==== SUPPLIED INFORMATION

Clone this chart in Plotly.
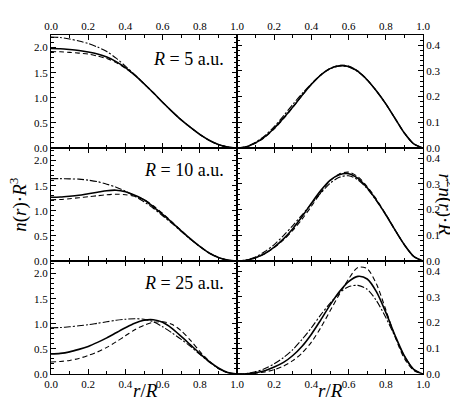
import plotly.graph_objects as go
from plotly.subplots import make_subplots

# r/R grid the values were read on
r = [0.0, 0.05, 0.1, 0.15, 0.2, 0.25, 0.3, 0.35, 0.4, 0.45, 0.5,
     0.55, 0.6, 0.65, 0.7, 0.75, 0.8, 0.85, 0.9, 0.95, 1.0]

# left column: n(r)*R^3
n5_solid = [1.98, 1.975, 1.96, 1.94, 1.91, 1.87, 1.81, 1.72, 1.60, 1.45, 1.28,
            1.10, 0.91, 0.73, 0.56, 0.41, 0.27, 0.155, 0.07, 0.02, 0.0]
n5_dash = [1.92, 1.915, 1.905, 1.89, 1.87, 1.83, 1.78, 1.70, 1.59, 1.45, 1.28,
           1.10, 0.91, 0.73, 0.56, 0.41, 0.27, 0.155, 0.07, 0.02, 0.0]
n5_dashdot = [2.21, 2.20, 2.17, 2.13, 2.08, 2.01, 1.92, 1.79, 1.63, 1.46, 1.28,
              1.10, 0.91, 0.73, 0.56, 0.41, 0.27, 0.155, 0.07, 0.02, 0.0]

n10_solid = [1.27, 1.275, 1.29, 1.31, 1.34, 1.37, 1.40, 1.41, 1.38, 1.31, 1.22,
             1.08, 0.93, 0.77, 0.60, 0.44, 0.29, 0.16, 0.07, 0.018, 0.0]
n10_dash = [1.22, 1.225, 1.24, 1.26, 1.28, 1.30, 1.32, 1.33, 1.32, 1.29, 1.22,
            1.10, 0.95, 0.78, 0.61, 0.44, 0.29, 0.16, 0.07, 0.018, 0.0]
n10_dashdot = [1.64, 1.64, 1.635, 1.63, 1.61, 1.58, 1.53, 1.47, 1.39, 1.29, 1.18,
               1.05, 0.90, 0.75, 0.59, 0.43, 0.29, 0.16, 0.07, 0.018, 0.0]

n25_solid = [0.40, 0.41, 0.44, 0.49, 0.55, 0.63, 0.72, 0.82, 0.92, 1.01, 1.07,
             1.08, 1.03, 0.91, 0.75, 0.58, 0.41, 0.25, 0.12, 0.03, 0.0]
n25_dash = [0.24, 0.25, 0.27, 0.31, 0.37, 0.44, 0.53, 0.64, 0.76, 0.88, 0.97,
            1.03, 1.04, 0.99, 0.86, 0.67, 0.45, 0.26, 0.11, 0.025, 0.0]
n25_dashdot = [0.92, 0.925, 0.94, 0.96, 0.98, 1.01, 1.04, 1.07, 1.09, 1.10, 1.09,
               1.04, 0.94, 0.82, 0.69, 0.55, 0.39, 0.24, 0.11, 0.03, 0.0]

# right column: r^2 n(r) R
p5_solid = [0, 0.005, 0.02, 0.044, 0.077, 0.117, 0.16, 0.205, 0.248, 0.284, 0.309,
            0.32, 0.317, 0.298, 0.265, 0.222, 0.172, 0.115, 0.058, 0.016, 0]
p5_dash = [0, 0.0048, 0.019, 0.042, 0.075, 0.114, 0.158, 0.204, 0.248, 0.285, 0.31,
           0.322, 0.319, 0.30, 0.266, 0.222, 0.172, 0.115, 0.058, 0.016, 0]
p5_dashdot = [0, 0.0055, 0.022, 0.048, 0.083, 0.125, 0.17, 0.212, 0.25, 0.284, 0.308,
              0.319, 0.316, 0.297, 0.265, 0.222, 0.172, 0.115, 0.058, 0.016, 0]

p10_solid = [0, 0.0032, 0.013, 0.029, 0.054, 0.086, 0.126, 0.173, 0.225, 0.274, 0.314,
             0.336, 0.34, 0.322, 0.285, 0.236, 0.18, 0.12, 0.063, 0.018, 0]
p10_dash = [0, 0.003, 0.0125, 0.0285, 0.052, 0.082, 0.119, 0.163, 0.213, 0.266, 0.312,
            0.339, 0.346, 0.328, 0.29, 0.24, 0.182, 0.121, 0.063, 0.018, 0]
p10_dashdot = [0, 0.004, 0.016, 0.037, 0.064, 0.099, 0.138, 0.18, 0.222, 0.264, 0.302,
               0.326, 0.332, 0.316, 0.282, 0.234, 0.18, 0.12, 0.063, 0.018, 0]

p25_solid = [0, 0.001, 0.005, 0.013, 0.027, 0.045, 0.072, 0.108, 0.155, 0.21, 0.268,
             0.32, 0.36, 0.38, 0.37, 0.32, 0.24, 0.15, 0.07, 0.018, 0]
p25_dash = [0, 0.0006, 0.003, 0.008, 0.017, 0.031, 0.052, 0.082, 0.124, 0.18, 0.245,
            0.31, 0.37, 0.415, 0.41, 0.35, 0.25, 0.145, 0.06, 0.014, 0]
p25_dashdot = [0, 0.002, 0.009, 0.021, 0.04, 0.064, 0.095, 0.135, 0.18, 0.23, 0.275,
               0.315, 0.34, 0.345, 0.33, 0.285, 0.22, 0.145, 0.07, 0.018, 0]

radii = ["5", "10", "25"]
x_ticks = [0.0, 0.2, 0.4, 0.6, 0.8, 1.0]

left_sets = [(n5_solid, n5_dash, n5_dashdot),
             (n10_solid, n10_dash, n10_dashdot),
             (n25_solid, n25_dash, n25_dashdot)]
right_sets = [(p5_solid, p5_dash, p5_dashdot),
              (p10_solid, p10_dash, p10_dashdot),
              (p25_solid, p25_dash, p25_dashdot)]

styles = [dict(width=1.6, dash="solid"),
          dict(width=1.1, dash="5px,3px"),
          dict(width=1.1, dash="7px,2px,2px,2px")]

serif = "Liberation Serif, Times New Roman, serif"

fig = make_subplots(rows=3, cols=2, horizontal_spacing=0, vertical_spacing=0)

for i in range(3):
    for col, sets in ((1, left_sets), (2, right_sets)):
        # dash-dot and dashed first so the solid sits on top
        for k in (2, 1, 0):
            fig.add_trace(go.Scatter(x=r, y=sets[i][k], mode="lines",
                                     line=dict(color="black", shape="spline",
                                               smoothing=0.8, **styles[k]),
                                     showlegend=False, hoverinfo="skip"),
                          row=i + 1, col=col)

tickfont = dict(family=serif, size=11, color="black")
for i in range(3):
    for col in (1, 2):
        if i == 0:
            side, labels = "top", True
        elif i == 2:
            side, labels = "bottom", True
        else:
            side, labels = "bottom", False
        vals = x_ticks if col == 1 else x_ticks[1:]
        fig.update_xaxes(range=[0, 1], tickvals=vals, tickformat=".1f",
                         showticklabels=labels, side=side,
                         ticks="inside", ticklen=5, tickcolor="black",
                         minor=dict(dtick=0.1, tick0=0, ticks="inside", ticklen=3,
                                    tickcolor="black"),
                         showline=True, linecolor="black", linewidth=1, mirror="allticks",
                         showgrid=False, zeroline=False, tickfont=tickfont,
                         row=i + 1, col=col)
    fig.update_yaxes(range=[0, 2.25], dtick=0.5, tick0=0, tickformat=".1f",
                     ticks="inside", ticklen=5, tickcolor="black",
                     minor=dict(dtick=0.1, ticks="inside", ticklen=3, tickcolor="black"),
                     showline=True, linecolor="black", linewidth=1, mirror="allticks",
                     showgrid=False, zeroline=False, tickfont=tickfont,
                     row=i + 1, col=1)
    fig.update_yaxes(range=[0, 0.44], dtick=0.1, tick0=0, tickformat=".1f", side="right",
                     ticks="inside", ticklen=5, tickcolor="black",
                     minor=dict(dtick=0.02, ticks="inside", ticklen=3, tickcolor="black"),
                     showline=True, linecolor="black", linewidth=1, mirror="allticks",
                     showgrid=False, zeroline=False, tickfont=tickfont,
                     row=i + 1, col=2)

ann = []
label_y = [0.929, 0.601, 0.268]
for i, R in enumerate(radii):
    ann.append(dict(text="<i>R</i> = " + R + " a.u.", x=0.47, y=label_y[i],
                    xref="paper", yref="paper", xanchor="right", yanchor="middle",
                    showarrow=False, font=dict(family=serif, size=18, color="black")))
ann.append(dict(text="<i>n</i>(<i>r</i>)·<i>R</i><sup>3</sup>", x=-0.088, y=0.5,
                xref="paper", yref="paper", xanchor="center", yanchor="middle",
                textangle=-90, showarrow=False,
                font=dict(family=serif, size=19, color="black")))
ann.append(dict(text="<i>r</i><sup>2</sup><i>n</i>(<i>r</i>)·<i>R</i>", x=1.062, y=0.5,
                xref="paper", yref="paper", xanchor="center", yanchor="middle",
                textangle=90, showarrow=False,
                font=dict(family=serif, size=19, color="black")))
for xc in (0.253, 0.75):
    ann.append(dict(text="<i>r</i>/<i>R</i>", x=xc, y=-0.05, xref="paper", yref="paper",
                    xanchor="center", yanchor="middle", showarrow=False,
                    font=dict(family=serif, size=19, color="black")))

fig.update_layout(width=458, height=398, margin=dict(l=43, r=43, t=15, b=32),
                  font=dict(family=serif),
                  paper_bgcolor="white", plot_bgcolor="white", annotations=ann)

fig.write_html("out.html")
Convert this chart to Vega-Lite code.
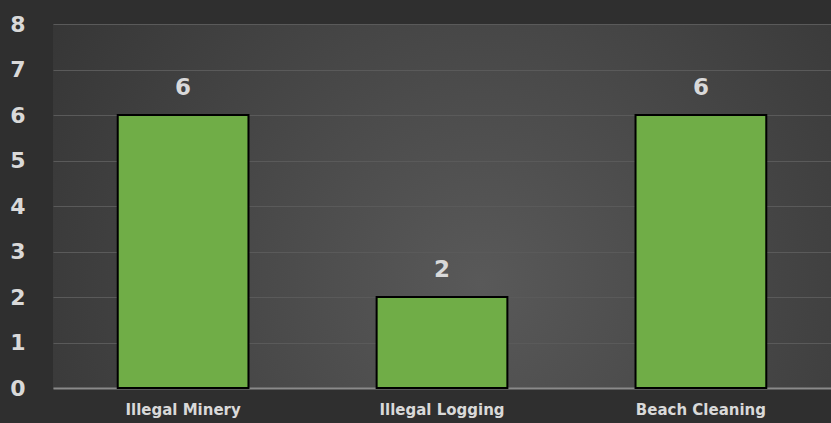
{
  "$schema": "https://vega.github.io/schema/vega-lite/v6.json",
  "width": 778,
  "height": 364,
  "autosize": "none",
  "padding": {"left": 53, "top": 24, "right": 0, "bottom": 35},
  "background": "#2f2f2f",
  "config": {
    "view": {
      "stroke": null,
      "fill": {
        "gradient": "radial",
        "x1": 0.55, "y1": 0.6, "r1": 0,
        "x2": 0.55, "y2": 0.6, "r2": 0.8,
        "stops": [
          {"offset": 0, "color": "#595959"},
          {"offset": 1, "color": "#2e2e2e"}
        ]
      }
    },
    "font": "DejaVu Sans"
  },
  "data": {
    "values": [
      {"category": "Illegal Minery", "value": 6},
      {"category": "Illegal Logging", "value": 2},
      {"category": "Beach Cleaning", "value": 6}
    ]
  },
  "encoding": {
    "x": {
      "field": "category",
      "type": "nominal",
      "sort": null,
      "scale": {"paddingInner": 0.495, "paddingOuter": 0.25},
      "axis": {
        "title": null,
        "labelAngle": 0,
        "ticks": false,
        "domain": true,
        "domainColor": "#8a8a8a",
        "domainWidth": 2,
        "labelColor": "#d9d9d9",
        "labelFontSize": 15,
        "labelFontWeight": "bold",
        "labelPadding": 14,
        "labelFont": "DejaVu Sans"
      }
    },
    "y": {
      "field": "value",
      "type": "quantitative",
      "scale": {"domain": [0, 8]},
      "axis": {
        "title": null,
        "values": [0, 1, 2, 3, 4, 5, 6, 7, 8],
        "labelOverlap": false,
        "ticks": false,
        "domain": false,
        "grid": true,
        "gridColor": "#5a5a5a",
        "gridWidth": 1,
        "labelColor": "#d9d9d9",
        "labelFontSize": 22,
        "labelFontWeight": "bold",
        "labelPadding": 28,
        "labelFont": "DejaVu Sans"
      }
    }
  },
  "layer": [
    {
      "mark": {"type": "bar", "fill": "#70ad47", "stroke": "#000000", "strokeWidth": 2}
    },
    {
      "mark": {"type": "text", "baseline": "bottom", "dy": -15, "fontSize": 23, "fontWeight": "bold", "color": "#d9d9d9", "font": "DejaVu Sans"},
      "encoding": {"text": {"field": "value", "type": "quantitative"}}
    }
  ]
}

========

In the records above, locate each line with the word "chart". Copy all such lines.

Clone this chart in Plotly.
Convert this chart to Vega-Lite code.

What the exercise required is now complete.